Dans le secteur des services à la personne, ces métiers pourraient représenter une réelle opportunité d’insertion pour des demandeurs d’emploi qui en feraient le choix, à condition d’une part que les emplois proposés soient de qualité et accessibles au plus grand nombre, et que de réelles passerelles existent d’autre part entre le monde de l’insertion et les emplois ordinaires du secteur.
Notre position dans cette étude commanditée par la CFTC dans le cadre de l’agence d’objectifs de l’IRES est d’essayer de penser l’informatisation comme une opportunité potentielle, et de chercher à comprendre quelles seraient les conditions pour qu’elle se réalise. Ainsi, nous tenions à rappeler le succès d’entreprises « physiques » comme O2, tout en soulignant l’importance de l’incitation publique pour ces modèles économiques. Un autre point d’étonnement a été de constater l’échec, inattendu, d’entreprises américaines fortement capitalisées et décrites comme les futures championnes de la Silicon Valley. C’est ainsi que la chute d’Homejoy, qui avait pourtant réussi à séduire les investisseurs, est décrite comme le premier grand échec de l’« Uber-économie ». Parmi les causes, citons le progressif rejet par les sociétés civiles et l’économie traditionnelle des modèles « uberisés » (Homejoy a connu quatre actions en justice aux États-Unis), ainsi que la délicate question de la confiance du consommateur, pour des activités relevant du domestique et de l’intime, et de la capacité pour un donneur d’ordre de contrôler la qualité de la prestation réalisée par des personnels précarisés sur lesquels ils ne disposent pas d’ascendant hiérarchique. Ainsi, précarité, confiance et qualité semblent avoir été occultés des modèles américains tirant les prix vers le bas.
Les recommandations exposées ici se veulent concrètes, pragmatiques. Elles visent à proposer un modèle de développement économique des services à la personne qui profite des perspectives offertes par l’informatisation pour développer une offre légale, socialement responsable, et économiquement viable pour les ménages. L’enjeu contemporain est d’essayer de tirer profit de chacun des trois modèles (associatif et service public, privé classique, numérique) pour retenir ce qu’il a de meilleur : de faibles coûts d’intermédiation (plateformes numériques), une rentabilité financière gage de pérennité (entreprises privées classiques), et une dimension sociale et éthique ambitieuse (économie sociale et solidaire, services publics).

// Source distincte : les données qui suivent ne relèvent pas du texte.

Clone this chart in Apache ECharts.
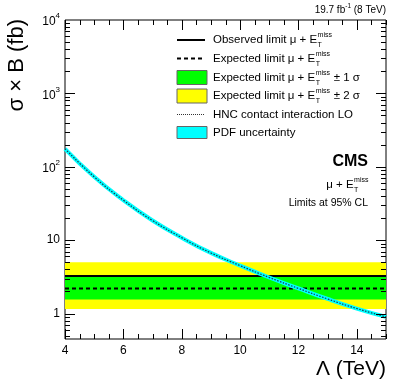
<!DOCTYPE html>
<html>
<head>
<meta charset="utf-8">
<script src="https://cdn.jsdelivr.net/npm/echarts@6/dist/echarts.min.js"></script>
<style>
  html, body { margin: 0; padding: 0; background: #fff; }
  #main { width: 407px; height: 391px; }
</style>
</head>
<body>
<div id="main"></div>
<script>
// Λ (TeV) points where the HNC contact interaction curve was read
var lambdaTeV = [4, 5, 6, 7, 8, 9, 10, 11, 12, 13, 14, 15];
// σ × B (fb), HNC contact interaction LO
var hncXsec = [176, 73, 35, 18.5, 10.8, 6.7, 4.5, 3.1, 2.2, 1.58, 1.17, 0.9];
// limits (fb), flat in Λ
var observedLimit = 3.25;
var expectedLimit = 2.2;
var band1Sigma = [1.55, 3.3];
var band2Sigma = [1.15, 5.0];
var xRange = [4, 15];
var yRange = [0.45, 10000];
var xTickLabels = [4, 6, 8, 10, 12, 14];

var FONT = '"Liberation Sans", Arial, sans-serif';

var chart = echarts.init(document.getElementById('main'));

var mctx = document.createElement('canvas').getContext('2d');
function textW (s, font) {
  mctx.font = font;
  return mctx.measureText(s).width;
}

// ticks (drawn through the axes with a custom series)
var xMinor = [];
for (var t = 4; t <= 15.001; t += 0.5) xMinor.push(t);
var yMajor = [1, 10, 100, 1000];
var yMinor = [];
for (var e = -1; e <= 3; e++) {
  for (var m = 2; m <= 9; m++) {
    var v = m * Math.pow(10, e);
    if (v >= yRange[0] && v <= yRange[1]) yMinor.push(v);
  }
}
var tickData = [];
xMinor.forEach(function (v) { tickData.push(['x', v, xTickLabels.indexOf(v) >= 0 ? 10 : 5]); });
yMajor.forEach(function (v) { tickData.push(['y', v, 10]); });
yMinor.forEach(function (v) { tickData.push(['y', v, 5]); });

function renderTick (params, api) {
  var d = tickData[params.dataIndex];
  var val = d[1], len = d[2];
  var children = [];
  var ls = { stroke: '#000', lineWidth: 1 };
  if (d[0] === 'x') {
    var b = api.coord([val, yRange[0]]);
    var tp = api.coord([val, yRange[1]]);
    var x = Math.round(b[0]) + 0.5;
    children.push({ type: 'line', shape: { x1: x, y1: b[1], x2: x, y2: b[1] - len }, style: ls });
    children.push({ type: 'line', shape: { x1: x, y1: tp[1], x2: x, y2: tp[1] + len }, style: ls });
  } else {
    var l = api.coord([xRange[0], val]);
    var r = api.coord([xRange[1], val]);
    var y = Math.round(l[1]) + 0.5;
    children.push({ type: 'line', shape: { x1: l[0], y1: y, x2: l[0] + len, y2: y }, style: ls });
    children.push({ type: 'line', shape: { x1: r[0], y1: y, x2: r[0] - len, y2: y }, style: ls });
  }
  return { type: 'group', children: children };
}

function isPow10 (v) {
  var lg = Math.log10(v);
  return Math.abs(lg - Math.round(lg)) < 1e-6;
}

// text with E^miss_T style super/subscript
function metLabel (x, y, prefix, suffix, size, align) {
  var f = size + 'px ' + FONT;
  var fs = Math.round(size * 0.62) + 'px ' + FONT;
  var wp = textW(prefix, f);
  var wm = textW('miss', fs);
  var ws = suffix ? textW(suffix, f) : 0;
  var x0 = align === 'right' ? x - (wp + wm + ws) : x;
  var els = [
    { type: 'text', x: x0, y: y, style: { text: prefix, font: f, fill: '#000', textVerticalAlign: 'middle', verticalAlign: 'middle' } },
    { type: 'text', x: x0 + wp + 0.5, y: y - size * 0.42, style: { text: 'miss', font: fs, fill: '#000', textVerticalAlign: 'middle', verticalAlign: 'middle' } },
    { type: 'text', x: x0 + wp + 0.5, y: y + size * 0.45, style: { text: 'T', font: fs, fill: '#000', textVerticalAlign: 'middle', verticalAlign: 'middle' } }
  ];
  if (suffix) {
    els.push({ type: 'text', x: x0 + wp + wm + 1, y: y, style: { text: suffix, font: f, fill: '#000', textVerticalAlign: 'middle', verticalAlign: 'middle' } });
  }
  return els;
}

var legX = 177, legTX = 213, legSize = 11.5;
var rowY = [40, 58.5, 77.5, 96, 114.5, 132.5];
var graphics = [];
// legend samples
graphics.push({ type: 'line', shape: { x1: legX, y1: rowY[0], x2: legX + 28, y2: rowY[0] }, style: { stroke: '#000', lineWidth: 2 } });
graphics.push({ type: 'line', shape: { x1: legX, y1: rowY[1], x2: legX + 28, y2: rowY[1] }, style: { stroke: '#000', lineWidth: 2, lineDash: [4, 3] } });
graphics.push({ type: 'rect', shape: { x: legX, y: rowY[2] - 7, width: 30, height: 14 }, style: { fill: '#00ff00', stroke: '#666', lineWidth: 1 } });
graphics.push({ type: 'rect', shape: { x: legX, y: rowY[3] - 7, width: 30, height: 14 }, style: { fill: '#ffff00', stroke: '#666', lineWidth: 1 } });
graphics.push({ type: 'line', shape: { x1: legX, y1: rowY[4], x2: legX + 28, y2: rowY[4] }, style: { stroke: '#333', lineWidth: 1, lineDash: [1, 1] } });
graphics.push({ type: 'rect', shape: { x: legX, y: rowY[5] - 6, width: 30, height: 12 }, style: { fill: '#00ffff', stroke: '#666', lineWidth: 1 } });
// legend texts
graphics = graphics.concat(metLabel(legTX, rowY[0], 'Observed limit \u03bc + E', '', legSize));
graphics = graphics.concat(metLabel(legTX, rowY[1], 'Expected limit \u03bc + E', '', legSize));
graphics = graphics.concat(metLabel(legTX, rowY[2], 'Expected limit \u03bc + E', ' \u00b1 1 \u03c3', legSize));
graphics = graphics.concat(metLabel(legTX, rowY[3], 'Expected limit \u03bc + E', ' \u00b1 2 \u03c3', legSize));
graphics.push({ type: 'text', x: legTX, y: rowY[4], style: { text: 'HNC contact interaction LO', font: legSize + 'px ' + FONT, fill: '#000', textVerticalAlign: 'middle', verticalAlign: 'middle' } });
graphics.push({ type: 'text', x: legTX, y: rowY[5], style: { text: 'PDF uncertainty', font: legSize + 'px ' + FONT, fill: '#000', textVerticalAlign: 'middle', verticalAlign: 'middle' } });

// CMS block
graphics.push({ type: 'text', x: 368, y: 162, style: { text: 'CMS', font: 'bold 16px ' + FONT, fill: '#000', textAlign: 'right', align: 'right', textVerticalAlign: 'middle', verticalAlign: 'middle' } });
graphics = graphics.concat(metLabel(368, 185, '\u03bc + E', '', 11.5, 'right'));
graphics.push({ type: 'text', x: 368, y: 203, style: { text: 'Limits at 95% CL', font: '10.5px ' + FONT, fill: '#000', textAlign: 'right', align: 'right', textVerticalAlign: 'middle', verticalAlign: 'middle' } });

// lumi label
(function () {
  var f = '10px ' + FONT, fs = '6.5px ' + FONT;
  var a = '19.7 fb', s = '-1', b = ' (8 TeV)';
  var w = textW(a, f) + textW(s, fs) + textW(b, f);
  var x0 = 386 - w;
  graphics.push({ type: 'text', x: x0, y: 10, style: { text: a, font: f, fill: '#000', textVerticalAlign: 'middle', verticalAlign: 'middle' } });
  graphics.push({ type: 'text', x: x0 + textW(a, f), y: 6, style: { text: s, font: fs, fill: '#000', textVerticalAlign: 'middle', verticalAlign: 'middle' } });
  graphics.push({ type: 'text', x: x0 + textW(a, f) + textW(s, fs), y: 10, style: { text: b, font: f, fill: '#000', textVerticalAlign: 'middle', verticalAlign: 'middle' } });
})();

// axis titles
graphics.push({ type: 'text', x: 386, y: 369, style: { text: '\u039b (TeV)', font: '21px ' + FONT, fill: '#000', textAlign: 'right', align: 'right', textVerticalAlign: 'middle', verticalAlign: 'middle' } });
graphics.push({ type: 'text', x: 17, y: 19, rotation: Math.PI / 2, style: { text: '\u03c3 \u00d7 B (fb)', font: '22px ' + FONT, fill: '#000', textAlign: 'right', align: 'right', textVerticalAlign: 'middle', verticalAlign: 'middle' } });

var hncData = lambdaTeV.map(function (x, i) { return [x, hncXsec[i]]; });

chart.setOption({
  animation: false,
  textStyle: { fontFamily: FONT },
  grid: { left: 65, right: 21, top: 20, bottom: 52, show: true, borderColor: '#000', borderWidth: 1, backgroundColor: 'transparent' },
  xAxis: {
    type: 'value', min: xRange[0], max: xRange[1], interval: 2,
    axisLine: { show: false }, axisTick: { show: false }, splitLine: { show: false },
    axisLabel: {
      color: '#000', fontSize: 12, fontFamily: FONT, margin: 6, showMaxLabel: false,
      formatter: function (v) { return xTickLabels.indexOf(v) >= 0 ? String(v) : ''; }
    }
  },
  yAxis: {
    type: 'log', logBase: 10, min: yRange[0], max: yRange[1],
    axisLine: { show: false }, axisTick: { show: false }, splitLine: { show: false },
    axisLabel: {
      color: '#000', fontSize: 12, fontFamily: FONT, margin: 5, showMinLabel: false,
      formatter: function (v) {
        if (!isPow10(v)) return '';
        var p = Math.round(Math.log10(v));
        if (p === 0) return '1';
        if (p === 1) return '10';
        return '{b|10}{s|' + p + '}';
      },
      rich: {
        b: { fontSize: 12, fontFamily: FONT, color: '#000', lineHeight: 16, verticalAlign: 'bottom' },
        s: { fontSize: 8, fontFamily: FONT, color: '#000', lineHeight: 8, verticalAlign: 'top' }
      }
    }
  },
  graphic: graphics,
  series: [
    {
      name: 'bands', type: 'line', data: [], silent: true,
      markArea: {
        silent: true,
        data: [
          [{ xAxis: xRange[0], yAxis: band2Sigma[1], itemStyle: { color: '#ffff00' } }, { xAxis: xRange[1], yAxis: band2Sigma[0] }],
          [{ xAxis: xRange[0], yAxis: band1Sigma[1], itemStyle: { color: '#00ff00' } }, { xAxis: xRange[1], yAxis: band1Sigma[0] }]
        ]
      }
    },
    {
      name: 'Observed limit', type: 'line', symbol: 'none', z: 3,
      data: [[xRange[0], observedLimit], [xRange[1], observedLimit]],
      lineStyle: { color: '#000', width: 2 }
    },
    {
      name: 'Expected limit', type: 'line', symbol: 'none', z: 3,
      data: [[xRange[0], expectedLimit], [xRange[1], expectedLimit]],
      lineStyle: { color: '#000', width: 2, type: [4, 3] }
    },
    {
      name: 'PDF uncertainty', type: 'line', symbol: 'none', smooth: true, z: 4,
      data: hncData,
      lineStyle: { color: '#00ffff', width: 4 }
    },
    {
      name: 'HNC contact interaction LO', type: 'line', symbol: 'none', smooth: true, z: 5,
      data: hncData,
      lineStyle: { color: '#1a3550', width: 1.2, type: [1.5, 1.5] }
    },
    {
      name: 'ticks', type: 'custom', silent: true, z: 6, clip: false,
      data: tickData.map(function (d) { return [d[0] === 'x' ? 0 : 1, d[1]]; }),
      renderItem: renderTick
    }
  ]
});
</script>
</body>
</html>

Ce texte s’appuie sur une étude de la littérature associée à une démarche d’expérimentation sociale, d’entretiens et d’observation participante, dans le cadre d’un projet de centre social coopératif situé en Seine-Saint-Denis. La proposition que nous formulons consiste à développer des expérimentations locales visant à tirer parti du meilleur des trois mondes afin d’encourager l’éclosion de coopératives sociales et solidaires, encadrées et aidées par les pouvoirs publics de niveau local. Le statut de ces coopératives les place à mi-chemin entre les associations à but non lucratif et les entreprises privées classiques en prévoyant l’équilibre économique mais également une participation démocratique des coopérateurs et des parties prenantes externes comme les clients, les travailleurs sociaux, les élus locaux, etc. (statut de SCOP par exemple). En se positionnant sur un marché à la fois prometteur et complexe, celui des services à la personne en cours de « plateformisation » (cf. le platform cooperativism), ces coopératives pourraient être en mesure de créer de l’emploi salarié, impliquant les membres dans un travail de qualité auprès de personnes démunies mais également de salariés plus classiques, leur offrant par exemple du temps supplémentaire pour développer leur vie familiale, associative et citoyenne.